- [Provided material]
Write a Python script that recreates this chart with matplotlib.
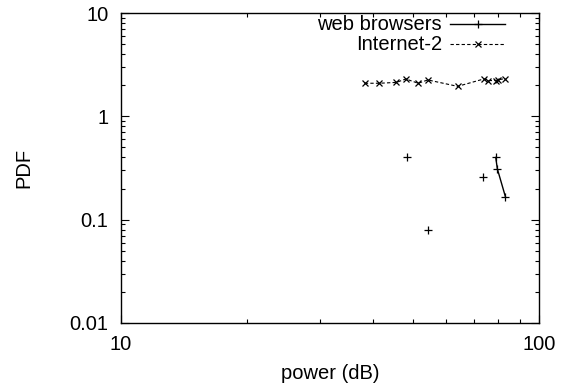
import numpy as np
import matplotlib

matplotlib.use("Agg")
import matplotlib.pyplot as plt
from matplotlib.ticker import LogLocator, FuncFormatter, NullFormatter
from matplotlib.lines import Line2D

plt.rcParams["font.family"] = ["Liberation Sans", "DejaVu Sans"]
plt.rcParams["font.size"] = 14.5

# %% data
# gaps (nan) = isolated points in the original, not connected
web_power = [48.3, np.nan, 54.2, np.nan, 73.3, np.nan, 78.8, 79.5, 83.1]
web_pdf = [0.40, np.nan, 0.080, np.nan, 0.26, np.nan, 0.40, 0.31, 0.167]

i2_power = [38.3, 41.5, 45.6, 48.0, 51.4, 54.2, 63.9, 73.8, 75.5, 78.7, 79.6, 82.9]
i2_pdf = [2.09, 2.09, 2.13, 2.30, 2.09, 2.25, 1.95, 2.30, 2.22, 2.22, 2.25, 2.32]

labels = ["web browsers", "Internet-2"]

# %% figure
fig = plt.figure(figsize=(5.75, 3.9), dpi=100)
ax = fig.add_axes([121 / 575, 1 - 323 / 390, 418 / 575, 310 / 390])

web_style = dict(color="black", lw=1.0, ls="-", marker="+", ms=6, mew=0.9)
i2_style = dict(color="black", lw=0.8, ls=(0, (3, 2)), marker="x", ms=4.5, mew=0.9)

ax.plot(web_power, web_pdf, **web_style)
ax.plot(i2_power, i2_pdf, **i2_style)

ax.set_xscale("log")
ax.set_yscale("log")
ax.set_xlim(10, 100)
ax.set_ylim(0.01, 10)

fmt = FuncFormatter(lambda v, _: f"{v:g}")
ax.xaxis.set_major_locator(LogLocator(base=10, numticks=10))
ax.yaxis.set_major_locator(LogLocator(base=10, numticks=10))
ax.xaxis.set_minor_locator(LogLocator(base=10, subs=np.arange(2, 10), numticks=20))
ax.yaxis.set_minor_locator(LogLocator(base=10, subs=np.arange(2, 10), numticks=20))
ax.xaxis.set_major_formatter(fmt)
ax.yaxis.set_major_formatter(fmt)
ax.xaxis.set_minor_formatter(NullFormatter())
ax.yaxis.set_minor_formatter(NullFormatter())

ax.tick_params(which="both", direction="in", top=True, right=True, width=0.8)
ax.tick_params(which="major", length=6)
ax.tick_params(axis="x", which="major", pad=9)
ax.tick_params(axis="y", which="major", pad=9)
ax.tick_params(which="minor", length=3)
for sp in ax.spines.values():
    sp.set_linewidth(1.0)

ax.set_xlabel("power (dB)", labelpad=7)
ax.set_ylabel("PDF", labelpad=26)

# gnuplot-style key: right-aligned text, sample on its right
for row, (lab, st) in enumerate(zip(labels, [web_style, i2_style])):
    yk = 0.963 - row * 0.064
    ax.text(0.768, yk, lab, transform=ax.transAxes, ha="right", va="center")
    ax.add_line(Line2D([0.787, 0.919], [yk, yk], transform=ax.transAxes,
                       color=st["color"], lw=st["lw"], ls=st["ls"]))
    ax.add_line(Line2D([0.853], [yk], transform=ax.transAxes, ls="none",
                       color=st["color"], marker=st["marker"], ms=st["ms"], mew=st["mew"]))

fig.savefig("out.png", dpi=100)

- [Written request] Word for word, quote the full listing, omitting every picture.

- [Written response]
Write a Python script that recreates this chart with matplotlib.
import numpy as np
import matplotlib

matplotlib.use("Agg")
import matplotlib.pyplot as plt
from matplotlib.ticker import LogLocator, FuncFormatter, NullFormatter
from matplotlib.lines import Line2D

plt.rcParams["font.family"] = ["Liberation Sans", "DejaVu Sans"]
plt.rcParams["font.size"] = 14.5

# %% data
# gaps (nan) = isolated points in the original, not connected
web_power = [48.3, np.nan, 54.2, np.nan, 73.3, np.nan, 78.8, 79.5, 83.1]
web_pdf = [0.40, np.nan, 0.080, np.nan, 0.26, np.nan, 0.40, 0.31, 0.167]

i2_power = [38.3, 41.5, 45.6, 48.0, 51.4, 54.2, 63.9, 73.8, 75.5, 78.7, 79.6, 82.9]
i2_pdf = [2.09, 2.09, 2.13, 2.30, 2.09, 2.25, 1.95, 2.30, 2.22, 2.22, 2.25, 2.32]

labels = ["web browsers", "Internet-2"]

# %% figure
fig = plt.figure(figsize=(5.75, 3.9), dpi=100)
ax = fig.add_axes([121 / 575, 1 - 323 / 390, 418 / 575, 310 / 390])

web_style = dict(color="black", lw=1.0, ls="-", marker="+", ms=6, mew=0.9)
i2_style = dict(color="black", lw=0.8, ls=(0, (3, 2)), marker="x", ms=4.5, mew=0.9)

ax.plot(web_power, web_pdf, **web_style)
ax.plot(i2_power, i2_pdf, **i2_style)

ax.set_xscale("log")
ax.set_yscale("log")
ax.set_xlim(10, 100)
ax.set_ylim(0.01, 10)

fmt = FuncFormatter(lambda v, _: f"{v:g}")
ax.xaxis.set_major_locator(LogLocator(base=10, numticks=10))
ax.yaxis.set_major_locator(LogLocator(base=10, numticks=10))
ax.xaxis.set_minor_locator(LogLocator(base=10, subs=np.arange(2, 10), numticks=20))
ax.yaxis.set_minor_locator(LogLocator(base=10, subs=np.arange(2, 10), numticks=20))
ax.xaxis.set_major_formatter(fmt)
ax.yaxis.set_major_formatter(fmt)
ax.xaxis.set_minor_formatter(NullFormatter())
ax.yaxis.set_minor_formatter(NullFormatter())

ax.tick_params(which="both", direction="in", top=True, right=True, width=0.8)
ax.tick_params(which="major", length=6)
ax.tick_params(axis="x", which="major", pad=9)
ax.tick_params(axis="y", which="major", pad=9)
ax.tick_params(which="minor", length=3)
for sp in ax.spines.values():
    sp.set_linewidth(1.0)

ax.set_xlabel("power (dB)", labelpad=7)
ax.set_ylabel("PDF", labelpad=26)

# gnuplot-style key: right-aligned text, sample on its right
for row, (lab, st) in enumerate(zip(labels, [web_style, i2_style])):
    yk = 0.963 - row * 0.064
    ax.text(0.768, yk, lab, transform=ax.transAxes, ha="right", va="center")
    ax.add_line(Line2D([0.787, 0.919], [yk, yk], transform=ax.transAxes,
                       color=st["color"], lw=st["lw"], ls=st["ls"]))
    ax.add_line(Line2D([0.853], [yk], transform=ax.transAxes, ls="none",
                       color=st["color"], marker=st["marker"], ms=st["ms"], mew=st["mew"]))

fig.savefig("out.png", dpi=100)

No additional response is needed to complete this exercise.